YOUR GOAL:
Return the data exactly, with all pictures removed.

SOURCE EXCERPT:
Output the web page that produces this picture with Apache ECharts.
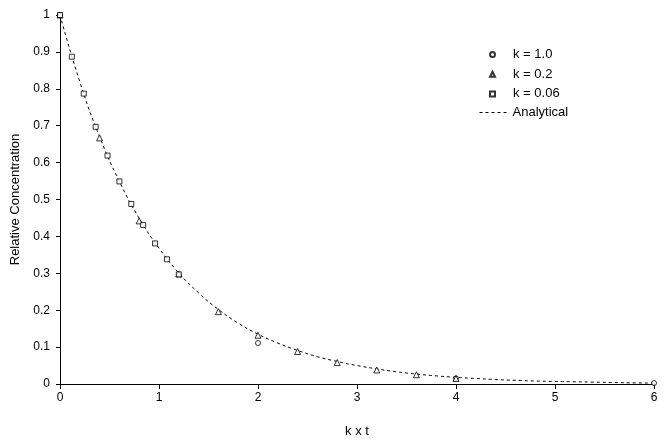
<!DOCTYPE html>
<html><head><meta charset="utf-8">
<script src="https://cdn.jsdelivr.net/npm/echarts@6/dist/echarts.min.js"></script>
<style>html,body{margin:0;padding:0;background:#fff}#c{width:667px;height:448px}</style>
</head><body><div id="c"></div>
<script>
var k1X = [0, 2, 4, 6];
var k1Y = [1.0, 0.111, 0.015, 0.0025];
var k02X = [0, 0.4, 0.8, 1.2, 1.6, 2.0, 2.4, 2.8, 3.2, 3.6, 4.0];
var k02Y = [1.0, 0.667, 0.442, 0.298, 0.196, 0.132, 0.088, 0.058, 0.038, 0.025, 0.015];
var k006X = [0, 0.12, 0.24, 0.36, 0.48, 0.6, 0.72, 0.84, 0.96, 1.08, 1.2];
var k006Y = [1.0, 0.887, 0.787, 0.697, 0.619, 0.549, 0.488, 0.431, 0.381, 0.338, 0.297];
var anaX = [0,0.2,0.4,0.6,0.8,1.0,1.2,1.4,1.6,1.8,2.0,2.2,2.4,2.6,2.8,3.0,3.2,3.4,3.6,3.8,4.0,4.2,4.4,4.6,4.8,5.0,5.2,5.4,5.6,5.8,6.0];
var anaY = [1.0,0.819,0.670,0.549,0.449,0.368,0.301,0.247,0.202,0.165,0.135,0.111,0.091,0.074,0.061,0.050,0.041,0.033,0.027,0.022,0.018,0.015,0.012,0.010,0.008,0.007,0.006,0.005,0.004,0.003,0.0025];
var names = ['k = 1.0', 'k = 0.2', 'k = 0.06', 'Analytical'];

function pairs(xs, ys){ return xs.map(function(x,i){ return [x, ys[i]]; }); }
var font = 'Liberation Sans, Arial, sans-serif';
var mk = {color:'#fff', borderColor:'#000', borderWidth:1};
var chart = echarts.init(document.getElementById('c'));
chart.setOption({
  animation:false,
  textStyle:{fontFamily:font, color:'#000'},
  grid:{left:60, right:13, top:15, bottom:64},
  legend:[{
    orient:'vertical', left:489, top:47, padding:0, itemWidth:5, itemHeight:5, itemGap:4.7,
    textStyle:{fontFamily:font, fontSize:13, color:'#000', lineHeight:15, padding:[0,0,0,13]},
    data:[names[0], names[1], names[2]]
  },{
    orient:'vertical', left:479, top:105, padding:0, itemWidth:28, itemHeight:6,
    lineStyle:{type:[3,3], width:1, color:'#000'},
    textStyle:{fontFamily:font, fontSize:13, color:'#000', lineHeight:15, padding:[0,0,0,0]},
    data:[{name:names[3], itemStyle:{opacity:0}}]
  }],
  xAxis:{
    type:'value', min:0, max:6, interval:1,
    name:'k x t', nameLocation:'middle', nameGap:41,
    nameTextStyle:{fontFamily:font, fontSize:13, color:'#000'},
    axisLine:{lineStyle:{color:'#000', width:1}},
    axisTick:{show:true, length:5, lineStyle:{color:'#000'}},
    axisLabel:{fontFamily:font, fontSize:12, color:'#000', margin:8},
    splitLine:{show:false}
  },
  yAxis:{
    type:'value', min:0, max:1, interval:0.1,
    name:'Relative Concentration', nameLocation:'middle', nameGap:38,
    nameTextStyle:{fontFamily:font, fontSize:13, color:'#000'},
    axisLine:{show:true, lineStyle:{color:'#000', width:1}},
    axisTick:{show:true, length:4, lineStyle:{color:'#000'}},
    axisLabel:{fontFamily:font, fontSize:12, color:'#000', margin:10,
      formatter:function(v){ return String(Math.round(v*10)/10); }},
    splitLine:{show:false}
  },
  series:[
    {name:names[3], type:'line', data:pairs(anaX, anaY), smooth:true, showSymbol:false, symbol:'none',
      lineStyle:{color:'#000', width:1, type:[3,3]}, itemStyle:{color:'#000'}, z:1},
    {name:names[0], type:'scatter', data:pairs(k1X, k1Y), symbol:'circle', symbolSize:5, itemStyle:mk, z:3},
    {name:names[1], type:'scatter', data:pairs(k02X, k02Y), symbol:'triangle', symbolSize:6, itemStyle:mk, z:3},
    {name:names[2], type:'scatter', data:pairs(k006X, k006Y), symbol:'rect', symbolSize:5, itemStyle:mk, z:3}
  ]
});
</script></body></html>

ANSWER FOR THIS EXERCISE:
Output the web page that produces this picture with Apache ECharts.
<!DOCTYPE html>
<html><head><meta charset="utf-8">
<script src="https://cdn.jsdelivr.net/npm/echarts@6/dist/echarts.min.js"></script>
<style>html,body{margin:0;padding:0;background:#fff}#c{width:667px;height:448px}</style>
</head><body><div id="c"></div>
<script>
var k1X = [0, 2, 4, 6];
var k1Y = [1.0, 0.111, 0.015, 0.0025];
var k02X = [0, 0.4, 0.8, 1.2, 1.6, 2.0, 2.4, 2.8, 3.2, 3.6, 4.0];
var k02Y = [1.0, 0.667, 0.442, 0.298, 0.196, 0.132, 0.088, 0.058, 0.038, 0.025, 0.015];
var k006X = [0, 0.12, 0.24, 0.36, 0.48, 0.6, 0.72, 0.84, 0.96, 1.08, 1.2];
var k006Y = [1.0, 0.887, 0.787, 0.697, 0.619, 0.549, 0.488, 0.431, 0.381, 0.338, 0.297];
var anaX = [0,0.2,0.4,0.6,0.8,1.0,1.2,1.4,1.6,1.8,2.0,2.2,2.4,2.6,2.8,3.0,3.2,3.4,3.6,3.8,4.0,4.2,4.4,4.6,4.8,5.0,5.2,5.4,5.6,5.8,6.0];
var anaY = [1.0,0.819,0.670,0.549,0.449,0.368,0.301,0.247,0.202,0.165,0.135,0.111,0.091,0.074,0.061,0.050,0.041,0.033,0.027,0.022,0.018,0.015,0.012,0.010,0.008,0.007,0.006,0.005,0.004,0.003,0.0025];
var names = ['k = 1.0', 'k = 0.2', 'k = 0.06', 'Analytical'];

function pairs(xs, ys){ return xs.map(function(x,i){ return [x, ys[i]]; }); }
var font = 'Liberation Sans, Arial, sans-serif';
var mk = {color:'#fff', borderColor:'#000', borderWidth:1};
var chart = echarts.init(document.getElementById('c'));
chart.setOption({
  animation:false,
  textStyle:{fontFamily:font, color:'#000'},
  grid:{left:60, right:13, top:15, bottom:64},
  legend:[{
    orient:'vertical', left:489, top:47, padding:0, itemWidth:5, itemHeight:5, itemGap:4.7,
    textStyle:{fontFamily:font, fontSize:13, color:'#000', lineHeight:15, padding:[0,0,0,13]},
    data:[names[0], names[1], names[2]]
  },{
    orient:'vertical', left:479, top:105, padding:0, itemWidth:28, itemHeight:6,
    lineStyle:{type:[3,3], width:1, color:'#000'},
    textStyle:{fontFamily:font, fontSize:13, color:'#000', lineHeight:15, padding:[0,0,0,0]},
    data:[{name:names[3], itemStyle:{opacity:0}}]
  }],
  xAxis:{
    type:'value', min:0, max:6, interval:1,
    name:'k x t', nameLocation:'middle', nameGap:41,
    nameTextStyle:{fontFamily:font, fontSize:13, color:'#000'},
    axisLine:{lineStyle:{color:'#000', width:1}},
    axisTick:{show:true, length:5, lineStyle:{color:'#000'}},
    axisLabel:{fontFamily:font, fontSize:12, color:'#000', margin:8},
    splitLine:{show:false}
  },
  yAxis:{
    type:'value', min:0, max:1, interval:0.1,
    name:'Relative Concentration', nameLocation:'middle', nameGap:38,
    nameTextStyle:{fontFamily:font, fontSize:13, color:'#000'},
    axisLine:{show:true, lineStyle:{color:'#000', width:1}},
    axisTick:{show:true, length:4, lineStyle:{color:'#000'}},
    axisLabel:{fontFamily:font, fontSize:12, color:'#000', margin:10,
      formatter:function(v){ return String(Math.round(v*10)/10); }},
    splitLine:{show:false}
  },
  series:[
    {name:names[3], type:'line', data:pairs(anaX, anaY), smooth:true, showSymbol:false, symbol:'none',
      lineStyle:{color:'#000', width:1, type:[3,3]}, itemStyle:{color:'#000'}, z:1},
    {name:names[0], type:'scatter', data:pairs(k1X, k1Y), symbol:'circle', symbolSize:5, itemStyle:mk, z:3},
    {name:names[1], type:'scatter', data:pairs(k02X, k02Y), symbol:'triangle', symbolSize:6, itemStyle:mk, z:3},
    {name:names[2], type:'scatter', data:pairs(k006X, k006Y), symbol:'rect', symbolSize:5, itemStyle:mk, z:3}
  ]
});
</script></body></html>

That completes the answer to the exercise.